__DATA TO USE__.

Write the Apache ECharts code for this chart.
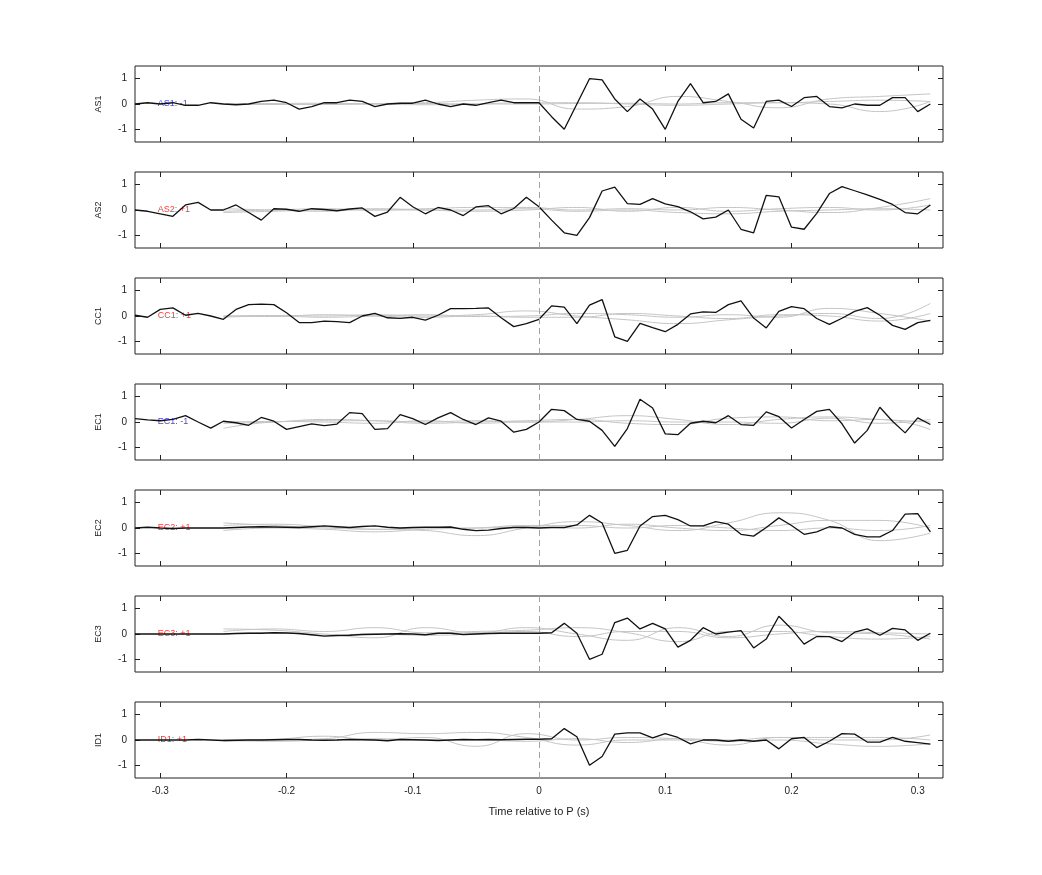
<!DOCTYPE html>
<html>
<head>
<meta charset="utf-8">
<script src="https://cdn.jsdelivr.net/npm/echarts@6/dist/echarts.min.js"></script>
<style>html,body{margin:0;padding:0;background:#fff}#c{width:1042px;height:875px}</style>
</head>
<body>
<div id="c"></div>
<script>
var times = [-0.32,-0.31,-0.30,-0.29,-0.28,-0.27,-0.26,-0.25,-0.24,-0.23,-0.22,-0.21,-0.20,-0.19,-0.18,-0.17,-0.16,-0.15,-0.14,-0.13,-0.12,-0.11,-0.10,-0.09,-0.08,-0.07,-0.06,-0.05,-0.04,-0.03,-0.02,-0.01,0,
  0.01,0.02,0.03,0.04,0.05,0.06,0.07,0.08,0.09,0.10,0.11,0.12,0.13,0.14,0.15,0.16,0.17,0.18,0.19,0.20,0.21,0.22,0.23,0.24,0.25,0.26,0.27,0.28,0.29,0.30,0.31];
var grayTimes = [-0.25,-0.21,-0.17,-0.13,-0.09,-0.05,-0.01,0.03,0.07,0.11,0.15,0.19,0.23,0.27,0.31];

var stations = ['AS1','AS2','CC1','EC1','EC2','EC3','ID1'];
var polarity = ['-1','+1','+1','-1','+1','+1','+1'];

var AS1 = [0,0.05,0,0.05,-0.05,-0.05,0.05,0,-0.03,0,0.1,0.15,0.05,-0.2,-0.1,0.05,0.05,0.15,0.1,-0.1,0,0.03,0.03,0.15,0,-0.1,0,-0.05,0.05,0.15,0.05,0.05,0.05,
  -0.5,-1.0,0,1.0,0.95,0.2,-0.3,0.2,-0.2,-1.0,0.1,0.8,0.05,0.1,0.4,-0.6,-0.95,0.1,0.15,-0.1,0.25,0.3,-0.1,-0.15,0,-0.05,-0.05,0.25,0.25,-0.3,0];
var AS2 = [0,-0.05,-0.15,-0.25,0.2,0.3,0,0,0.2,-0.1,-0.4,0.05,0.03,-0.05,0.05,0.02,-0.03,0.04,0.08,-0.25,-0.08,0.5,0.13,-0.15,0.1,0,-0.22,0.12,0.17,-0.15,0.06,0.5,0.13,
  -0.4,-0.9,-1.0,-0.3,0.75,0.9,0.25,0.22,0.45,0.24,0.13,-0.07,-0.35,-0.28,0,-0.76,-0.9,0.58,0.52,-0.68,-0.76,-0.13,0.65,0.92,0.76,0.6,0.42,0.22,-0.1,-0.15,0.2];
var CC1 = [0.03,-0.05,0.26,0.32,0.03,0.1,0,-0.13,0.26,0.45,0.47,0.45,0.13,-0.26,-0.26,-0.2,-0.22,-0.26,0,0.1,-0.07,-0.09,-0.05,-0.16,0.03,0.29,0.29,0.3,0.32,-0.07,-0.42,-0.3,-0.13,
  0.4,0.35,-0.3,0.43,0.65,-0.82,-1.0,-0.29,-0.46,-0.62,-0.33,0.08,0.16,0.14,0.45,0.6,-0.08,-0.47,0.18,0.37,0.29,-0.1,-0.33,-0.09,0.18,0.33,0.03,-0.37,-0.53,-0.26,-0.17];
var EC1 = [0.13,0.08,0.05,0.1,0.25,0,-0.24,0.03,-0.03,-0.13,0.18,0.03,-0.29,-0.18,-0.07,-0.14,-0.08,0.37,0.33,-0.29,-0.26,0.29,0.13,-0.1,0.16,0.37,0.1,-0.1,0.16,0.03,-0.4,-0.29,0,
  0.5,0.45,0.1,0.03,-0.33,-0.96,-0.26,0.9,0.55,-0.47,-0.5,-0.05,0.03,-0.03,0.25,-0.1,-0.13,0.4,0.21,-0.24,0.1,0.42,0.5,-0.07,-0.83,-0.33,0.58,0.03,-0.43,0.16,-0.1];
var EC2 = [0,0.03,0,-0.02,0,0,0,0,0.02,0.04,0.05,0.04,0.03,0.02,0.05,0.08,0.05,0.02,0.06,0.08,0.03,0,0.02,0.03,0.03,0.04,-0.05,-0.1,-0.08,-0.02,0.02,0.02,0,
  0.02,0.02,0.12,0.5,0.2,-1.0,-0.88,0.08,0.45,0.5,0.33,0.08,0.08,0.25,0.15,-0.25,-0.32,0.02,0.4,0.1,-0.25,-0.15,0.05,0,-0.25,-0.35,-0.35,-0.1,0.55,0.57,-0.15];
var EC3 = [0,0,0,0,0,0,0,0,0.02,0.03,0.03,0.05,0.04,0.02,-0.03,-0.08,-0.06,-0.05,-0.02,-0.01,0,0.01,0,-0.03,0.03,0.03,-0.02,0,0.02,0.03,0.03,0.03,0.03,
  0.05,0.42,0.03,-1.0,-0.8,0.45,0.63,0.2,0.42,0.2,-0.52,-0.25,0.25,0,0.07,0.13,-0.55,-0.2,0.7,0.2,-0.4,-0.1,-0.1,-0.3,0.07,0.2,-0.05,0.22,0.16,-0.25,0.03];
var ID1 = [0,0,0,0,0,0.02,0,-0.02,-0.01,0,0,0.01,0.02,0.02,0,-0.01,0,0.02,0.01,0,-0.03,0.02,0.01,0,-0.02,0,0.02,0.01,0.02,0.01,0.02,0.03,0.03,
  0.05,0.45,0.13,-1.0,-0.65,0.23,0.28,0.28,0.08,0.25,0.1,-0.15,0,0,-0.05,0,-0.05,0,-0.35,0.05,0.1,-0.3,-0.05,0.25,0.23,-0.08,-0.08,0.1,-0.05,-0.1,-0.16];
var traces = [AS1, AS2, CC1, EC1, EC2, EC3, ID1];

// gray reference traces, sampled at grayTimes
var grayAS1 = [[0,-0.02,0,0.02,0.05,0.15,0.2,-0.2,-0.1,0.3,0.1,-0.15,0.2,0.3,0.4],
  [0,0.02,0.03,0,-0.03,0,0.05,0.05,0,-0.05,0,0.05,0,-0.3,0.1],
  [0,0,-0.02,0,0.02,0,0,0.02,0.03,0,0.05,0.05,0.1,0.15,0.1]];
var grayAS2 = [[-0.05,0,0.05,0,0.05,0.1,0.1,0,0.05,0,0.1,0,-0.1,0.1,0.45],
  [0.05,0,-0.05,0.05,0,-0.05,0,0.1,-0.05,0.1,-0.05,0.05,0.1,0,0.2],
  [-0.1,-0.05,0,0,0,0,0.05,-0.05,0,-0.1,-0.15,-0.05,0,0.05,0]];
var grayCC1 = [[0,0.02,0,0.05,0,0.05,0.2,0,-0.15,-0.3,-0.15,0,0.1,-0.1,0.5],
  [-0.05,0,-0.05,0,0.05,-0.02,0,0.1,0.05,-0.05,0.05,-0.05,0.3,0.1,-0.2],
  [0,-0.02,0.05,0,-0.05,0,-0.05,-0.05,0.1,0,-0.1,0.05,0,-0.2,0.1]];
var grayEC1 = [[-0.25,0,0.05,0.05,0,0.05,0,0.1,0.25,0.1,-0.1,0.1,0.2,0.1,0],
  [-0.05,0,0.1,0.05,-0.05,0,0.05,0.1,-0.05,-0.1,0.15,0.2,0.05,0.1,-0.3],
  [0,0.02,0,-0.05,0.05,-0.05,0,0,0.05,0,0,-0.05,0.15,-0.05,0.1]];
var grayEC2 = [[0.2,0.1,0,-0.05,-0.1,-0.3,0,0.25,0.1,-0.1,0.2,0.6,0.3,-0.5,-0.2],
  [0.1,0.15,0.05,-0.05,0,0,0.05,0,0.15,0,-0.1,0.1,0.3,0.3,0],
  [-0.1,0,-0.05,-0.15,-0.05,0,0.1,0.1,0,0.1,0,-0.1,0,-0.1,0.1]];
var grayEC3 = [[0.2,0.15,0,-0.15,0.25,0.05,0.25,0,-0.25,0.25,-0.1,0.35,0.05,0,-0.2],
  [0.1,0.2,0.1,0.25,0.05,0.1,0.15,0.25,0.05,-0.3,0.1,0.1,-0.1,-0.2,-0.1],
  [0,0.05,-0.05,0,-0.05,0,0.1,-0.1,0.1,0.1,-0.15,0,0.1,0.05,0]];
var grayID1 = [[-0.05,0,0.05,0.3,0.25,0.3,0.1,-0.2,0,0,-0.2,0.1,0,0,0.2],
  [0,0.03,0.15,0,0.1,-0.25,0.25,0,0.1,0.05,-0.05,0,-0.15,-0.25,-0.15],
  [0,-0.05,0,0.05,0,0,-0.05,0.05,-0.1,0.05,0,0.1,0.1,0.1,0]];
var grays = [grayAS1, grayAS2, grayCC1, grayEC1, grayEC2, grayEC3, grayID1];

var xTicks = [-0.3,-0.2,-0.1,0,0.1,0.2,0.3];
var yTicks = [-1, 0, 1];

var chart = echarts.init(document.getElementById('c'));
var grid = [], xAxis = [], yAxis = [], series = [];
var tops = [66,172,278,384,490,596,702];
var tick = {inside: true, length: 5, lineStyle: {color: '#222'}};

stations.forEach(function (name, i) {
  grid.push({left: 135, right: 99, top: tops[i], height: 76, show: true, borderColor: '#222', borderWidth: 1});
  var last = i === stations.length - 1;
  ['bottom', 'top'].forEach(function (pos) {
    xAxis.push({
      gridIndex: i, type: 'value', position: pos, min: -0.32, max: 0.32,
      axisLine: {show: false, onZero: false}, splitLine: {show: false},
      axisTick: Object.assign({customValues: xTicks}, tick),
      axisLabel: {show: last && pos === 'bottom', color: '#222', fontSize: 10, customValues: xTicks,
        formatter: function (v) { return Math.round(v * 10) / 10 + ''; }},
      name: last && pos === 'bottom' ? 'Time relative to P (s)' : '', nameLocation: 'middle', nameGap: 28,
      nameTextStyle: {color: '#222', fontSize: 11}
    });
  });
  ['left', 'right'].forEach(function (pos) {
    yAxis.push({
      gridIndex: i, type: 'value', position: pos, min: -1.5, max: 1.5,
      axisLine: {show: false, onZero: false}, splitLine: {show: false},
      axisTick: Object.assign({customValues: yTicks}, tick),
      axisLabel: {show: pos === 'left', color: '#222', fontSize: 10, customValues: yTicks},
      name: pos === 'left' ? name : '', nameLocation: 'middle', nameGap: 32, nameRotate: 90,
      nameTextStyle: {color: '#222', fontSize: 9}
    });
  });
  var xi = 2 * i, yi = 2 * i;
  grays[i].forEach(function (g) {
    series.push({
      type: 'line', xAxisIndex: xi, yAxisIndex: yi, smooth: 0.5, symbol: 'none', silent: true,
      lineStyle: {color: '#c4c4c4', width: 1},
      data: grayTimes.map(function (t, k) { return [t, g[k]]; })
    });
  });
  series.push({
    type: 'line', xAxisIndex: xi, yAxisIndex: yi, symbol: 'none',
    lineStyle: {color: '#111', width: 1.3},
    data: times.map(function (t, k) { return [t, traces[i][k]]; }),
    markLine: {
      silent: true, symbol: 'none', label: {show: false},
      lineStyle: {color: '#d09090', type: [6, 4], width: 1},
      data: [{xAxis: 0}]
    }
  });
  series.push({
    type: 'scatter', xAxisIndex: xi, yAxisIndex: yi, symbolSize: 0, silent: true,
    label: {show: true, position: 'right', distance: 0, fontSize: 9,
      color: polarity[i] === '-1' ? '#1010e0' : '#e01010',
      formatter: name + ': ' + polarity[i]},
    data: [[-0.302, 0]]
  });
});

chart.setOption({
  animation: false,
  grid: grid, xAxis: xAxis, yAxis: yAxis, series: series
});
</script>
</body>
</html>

* * *

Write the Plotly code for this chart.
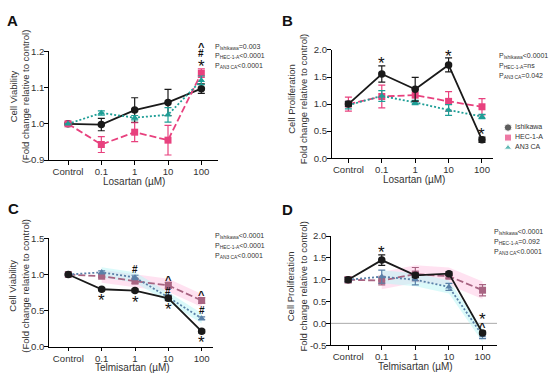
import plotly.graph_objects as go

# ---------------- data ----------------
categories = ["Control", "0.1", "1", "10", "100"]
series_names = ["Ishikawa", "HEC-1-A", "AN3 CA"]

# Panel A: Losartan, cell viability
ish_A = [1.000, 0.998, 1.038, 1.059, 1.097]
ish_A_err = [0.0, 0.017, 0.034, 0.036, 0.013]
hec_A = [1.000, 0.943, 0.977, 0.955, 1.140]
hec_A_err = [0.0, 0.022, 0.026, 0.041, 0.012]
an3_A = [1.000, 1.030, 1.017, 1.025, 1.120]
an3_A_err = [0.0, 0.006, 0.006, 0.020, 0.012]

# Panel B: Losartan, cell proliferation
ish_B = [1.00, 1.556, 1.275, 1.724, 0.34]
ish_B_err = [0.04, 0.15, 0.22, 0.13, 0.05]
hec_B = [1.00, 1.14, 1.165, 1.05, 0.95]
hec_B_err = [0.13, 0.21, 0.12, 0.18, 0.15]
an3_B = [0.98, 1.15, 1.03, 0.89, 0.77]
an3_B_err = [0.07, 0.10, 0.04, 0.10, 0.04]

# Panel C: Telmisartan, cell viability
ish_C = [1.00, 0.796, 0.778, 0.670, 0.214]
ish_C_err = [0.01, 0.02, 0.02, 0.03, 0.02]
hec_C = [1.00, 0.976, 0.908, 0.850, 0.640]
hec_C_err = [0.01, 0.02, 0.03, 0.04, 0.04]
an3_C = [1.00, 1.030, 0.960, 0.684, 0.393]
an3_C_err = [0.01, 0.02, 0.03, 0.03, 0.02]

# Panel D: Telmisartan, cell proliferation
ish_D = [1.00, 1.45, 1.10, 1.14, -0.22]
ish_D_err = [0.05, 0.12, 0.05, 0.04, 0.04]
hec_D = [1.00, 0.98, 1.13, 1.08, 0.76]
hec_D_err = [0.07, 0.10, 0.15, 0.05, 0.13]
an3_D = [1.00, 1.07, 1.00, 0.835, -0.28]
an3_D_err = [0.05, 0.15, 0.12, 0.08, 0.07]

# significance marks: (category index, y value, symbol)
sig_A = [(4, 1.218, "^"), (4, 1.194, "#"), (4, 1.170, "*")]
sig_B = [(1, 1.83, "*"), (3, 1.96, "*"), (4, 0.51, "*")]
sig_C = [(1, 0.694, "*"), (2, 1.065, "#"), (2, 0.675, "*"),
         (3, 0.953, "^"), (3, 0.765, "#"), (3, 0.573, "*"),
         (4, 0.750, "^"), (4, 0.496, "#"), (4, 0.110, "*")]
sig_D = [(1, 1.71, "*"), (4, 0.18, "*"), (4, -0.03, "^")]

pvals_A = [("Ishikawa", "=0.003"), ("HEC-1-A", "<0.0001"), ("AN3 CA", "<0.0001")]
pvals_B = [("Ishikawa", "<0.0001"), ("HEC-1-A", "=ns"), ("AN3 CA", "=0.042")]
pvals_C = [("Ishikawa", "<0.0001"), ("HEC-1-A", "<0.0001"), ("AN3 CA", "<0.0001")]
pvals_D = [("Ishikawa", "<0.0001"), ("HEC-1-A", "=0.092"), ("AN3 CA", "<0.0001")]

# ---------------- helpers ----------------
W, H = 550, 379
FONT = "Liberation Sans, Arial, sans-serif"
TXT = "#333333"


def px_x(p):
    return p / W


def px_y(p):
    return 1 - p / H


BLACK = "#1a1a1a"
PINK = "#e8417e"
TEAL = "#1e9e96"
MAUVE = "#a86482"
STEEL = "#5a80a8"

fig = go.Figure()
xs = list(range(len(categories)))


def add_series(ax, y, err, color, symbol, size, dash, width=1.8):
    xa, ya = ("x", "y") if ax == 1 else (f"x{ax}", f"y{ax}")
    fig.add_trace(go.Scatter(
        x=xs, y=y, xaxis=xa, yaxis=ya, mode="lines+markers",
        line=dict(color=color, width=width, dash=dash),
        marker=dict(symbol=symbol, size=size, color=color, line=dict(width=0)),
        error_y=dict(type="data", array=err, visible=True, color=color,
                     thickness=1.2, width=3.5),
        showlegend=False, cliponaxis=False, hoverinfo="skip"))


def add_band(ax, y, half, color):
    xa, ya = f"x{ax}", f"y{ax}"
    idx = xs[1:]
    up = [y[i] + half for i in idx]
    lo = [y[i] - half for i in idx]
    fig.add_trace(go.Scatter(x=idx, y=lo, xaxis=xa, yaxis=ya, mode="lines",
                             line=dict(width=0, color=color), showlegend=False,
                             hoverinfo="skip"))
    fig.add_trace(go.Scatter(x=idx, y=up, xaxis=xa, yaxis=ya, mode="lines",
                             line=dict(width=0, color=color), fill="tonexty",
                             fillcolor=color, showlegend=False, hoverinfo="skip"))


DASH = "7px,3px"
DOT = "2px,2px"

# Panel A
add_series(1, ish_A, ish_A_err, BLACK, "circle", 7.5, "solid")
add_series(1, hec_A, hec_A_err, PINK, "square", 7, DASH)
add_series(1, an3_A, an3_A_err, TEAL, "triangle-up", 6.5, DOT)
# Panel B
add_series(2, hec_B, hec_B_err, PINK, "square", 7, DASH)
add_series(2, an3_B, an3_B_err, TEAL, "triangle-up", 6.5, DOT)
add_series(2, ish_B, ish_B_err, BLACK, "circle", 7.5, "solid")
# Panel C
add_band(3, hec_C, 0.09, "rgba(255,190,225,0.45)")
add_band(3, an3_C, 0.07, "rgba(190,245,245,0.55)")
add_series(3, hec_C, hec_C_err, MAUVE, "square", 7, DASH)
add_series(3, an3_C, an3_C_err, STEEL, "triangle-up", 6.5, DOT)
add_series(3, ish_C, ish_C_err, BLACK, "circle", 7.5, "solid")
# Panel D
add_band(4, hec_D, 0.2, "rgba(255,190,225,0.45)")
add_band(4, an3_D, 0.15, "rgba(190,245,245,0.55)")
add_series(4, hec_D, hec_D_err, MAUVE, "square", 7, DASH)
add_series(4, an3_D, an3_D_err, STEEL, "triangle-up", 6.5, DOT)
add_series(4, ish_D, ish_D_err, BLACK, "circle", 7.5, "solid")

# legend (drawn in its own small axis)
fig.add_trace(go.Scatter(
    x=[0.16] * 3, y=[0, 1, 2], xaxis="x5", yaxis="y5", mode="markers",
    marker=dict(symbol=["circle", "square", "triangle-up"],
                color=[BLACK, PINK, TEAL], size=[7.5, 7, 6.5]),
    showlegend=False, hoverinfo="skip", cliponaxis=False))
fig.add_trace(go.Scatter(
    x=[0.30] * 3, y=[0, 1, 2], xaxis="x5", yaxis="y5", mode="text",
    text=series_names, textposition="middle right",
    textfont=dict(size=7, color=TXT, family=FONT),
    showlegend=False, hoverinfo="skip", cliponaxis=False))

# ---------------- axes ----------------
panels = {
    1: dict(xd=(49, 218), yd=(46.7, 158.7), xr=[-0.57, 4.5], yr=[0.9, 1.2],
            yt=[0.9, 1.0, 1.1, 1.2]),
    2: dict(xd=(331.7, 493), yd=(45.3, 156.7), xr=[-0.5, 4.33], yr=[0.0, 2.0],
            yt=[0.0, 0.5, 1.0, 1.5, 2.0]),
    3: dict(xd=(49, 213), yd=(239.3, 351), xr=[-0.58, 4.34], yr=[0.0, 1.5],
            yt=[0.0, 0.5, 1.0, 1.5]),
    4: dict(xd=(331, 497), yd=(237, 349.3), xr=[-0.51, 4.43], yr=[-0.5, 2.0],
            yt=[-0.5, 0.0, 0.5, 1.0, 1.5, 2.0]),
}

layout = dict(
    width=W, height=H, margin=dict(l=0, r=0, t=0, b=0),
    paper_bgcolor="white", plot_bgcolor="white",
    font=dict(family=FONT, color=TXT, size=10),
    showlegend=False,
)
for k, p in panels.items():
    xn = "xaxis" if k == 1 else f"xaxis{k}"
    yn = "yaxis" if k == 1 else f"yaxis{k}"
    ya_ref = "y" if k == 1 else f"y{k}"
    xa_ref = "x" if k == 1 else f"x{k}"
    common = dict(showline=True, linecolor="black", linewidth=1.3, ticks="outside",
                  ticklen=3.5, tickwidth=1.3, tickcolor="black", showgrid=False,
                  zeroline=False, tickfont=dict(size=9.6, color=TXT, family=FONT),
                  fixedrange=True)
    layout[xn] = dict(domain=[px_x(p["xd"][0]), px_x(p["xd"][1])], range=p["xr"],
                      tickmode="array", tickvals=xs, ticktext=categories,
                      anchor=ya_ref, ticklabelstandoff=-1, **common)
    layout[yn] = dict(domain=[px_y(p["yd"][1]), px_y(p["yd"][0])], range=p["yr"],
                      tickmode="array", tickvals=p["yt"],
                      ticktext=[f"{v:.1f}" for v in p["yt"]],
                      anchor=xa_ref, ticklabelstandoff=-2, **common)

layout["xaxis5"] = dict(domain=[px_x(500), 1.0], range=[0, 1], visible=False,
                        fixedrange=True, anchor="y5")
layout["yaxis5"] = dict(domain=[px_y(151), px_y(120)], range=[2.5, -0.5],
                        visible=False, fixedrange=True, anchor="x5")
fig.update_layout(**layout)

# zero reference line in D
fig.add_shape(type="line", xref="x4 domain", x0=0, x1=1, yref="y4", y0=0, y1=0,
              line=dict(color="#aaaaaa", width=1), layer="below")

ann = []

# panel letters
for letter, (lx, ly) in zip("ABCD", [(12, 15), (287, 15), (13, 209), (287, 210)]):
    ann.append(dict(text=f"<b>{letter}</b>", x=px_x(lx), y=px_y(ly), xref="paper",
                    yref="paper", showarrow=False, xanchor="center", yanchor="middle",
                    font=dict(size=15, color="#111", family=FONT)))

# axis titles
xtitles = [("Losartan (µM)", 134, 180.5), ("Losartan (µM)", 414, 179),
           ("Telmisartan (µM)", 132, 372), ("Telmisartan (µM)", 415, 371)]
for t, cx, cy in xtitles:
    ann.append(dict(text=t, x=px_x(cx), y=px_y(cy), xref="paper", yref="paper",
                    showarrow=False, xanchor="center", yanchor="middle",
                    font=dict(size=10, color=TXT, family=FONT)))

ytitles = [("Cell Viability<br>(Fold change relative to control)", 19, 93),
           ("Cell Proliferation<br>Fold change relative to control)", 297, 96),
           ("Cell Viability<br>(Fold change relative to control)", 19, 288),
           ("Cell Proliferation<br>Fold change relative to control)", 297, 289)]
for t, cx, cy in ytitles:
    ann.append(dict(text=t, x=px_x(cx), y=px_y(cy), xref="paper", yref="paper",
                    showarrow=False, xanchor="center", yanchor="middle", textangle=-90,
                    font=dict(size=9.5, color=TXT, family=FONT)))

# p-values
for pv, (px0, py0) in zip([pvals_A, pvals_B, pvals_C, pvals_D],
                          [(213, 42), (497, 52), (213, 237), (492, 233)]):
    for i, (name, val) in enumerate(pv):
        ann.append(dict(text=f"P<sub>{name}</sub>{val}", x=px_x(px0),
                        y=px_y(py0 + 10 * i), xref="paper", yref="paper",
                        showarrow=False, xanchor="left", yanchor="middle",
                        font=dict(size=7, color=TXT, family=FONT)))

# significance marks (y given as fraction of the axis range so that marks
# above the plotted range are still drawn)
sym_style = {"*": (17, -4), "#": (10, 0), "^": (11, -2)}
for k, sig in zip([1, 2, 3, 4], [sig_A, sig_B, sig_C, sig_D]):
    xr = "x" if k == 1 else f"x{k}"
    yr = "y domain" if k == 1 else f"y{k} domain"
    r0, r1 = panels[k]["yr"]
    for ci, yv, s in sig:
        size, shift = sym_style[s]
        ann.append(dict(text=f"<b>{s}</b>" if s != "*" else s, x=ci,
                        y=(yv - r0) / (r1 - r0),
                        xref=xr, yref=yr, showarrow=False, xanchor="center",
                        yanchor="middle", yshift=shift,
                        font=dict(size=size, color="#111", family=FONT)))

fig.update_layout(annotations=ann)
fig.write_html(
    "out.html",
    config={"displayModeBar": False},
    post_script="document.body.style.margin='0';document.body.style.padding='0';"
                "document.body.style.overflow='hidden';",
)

__THE EXERCISE__.
From the records above, give again only the part that opens with the line containing "Write the Apache ECharts code for this chart." and closes with the line containing "var polarity = ['-1','+1','+1','-1','+1','+1','+1'];". Keep both ends but drop the pictures.

__SOLVED EXERCISE__.
Write the Apache ECharts code for this chart.
<!DOCTYPE html>
<html>
<head>
<meta charset="utf-8">
<script src="https://cdn.jsdelivr.net/npm/echarts@6/dist/echarts.min.js"></script>
<style>html,body{margin:0;padding:0;background:#fff}#c{width:1042px;height:875px}</style>
</head>
<body>
<div id="c"></div>
<script>
var times = [-0.32,-0.31,-0.30,-0.29,-0.28,-0.27,-0.26,-0.25,-0.24,-0.23,-0.22,-0.21,-0.20,-0.19,-0.18,-0.17,-0.16,-0.15,-0.14,-0.13,-0.12,-0.11,-0.10,-0.09,-0.08,-0.07,-0.06,-0.05,-0.04,-0.03,-0.02,-0.01,0,
  0.01,0.02,0.03,0.04,0.05,0.06,0.07,0.08,0.09,0.10,0.11,0.12,0.13,0.14,0.15,0.16,0.17,0.18,0.19,0.20,0.21,0.22,0.23,0.24,0.25,0.26,0.27,0.28,0.29,0.30,0.31];
var grayTimes = [-0.25,-0.21,-0.17,-0.13,-0.09,-0.05,-0.01,0.03,0.07,0.11,0.15,0.19,0.23,0.27,0.31];

var stations = ['AS1','AS2','CC1','EC1','EC2','EC3','ID1'];
var polarity = ['-1','+1','+1','-1','+1','+1','+1'];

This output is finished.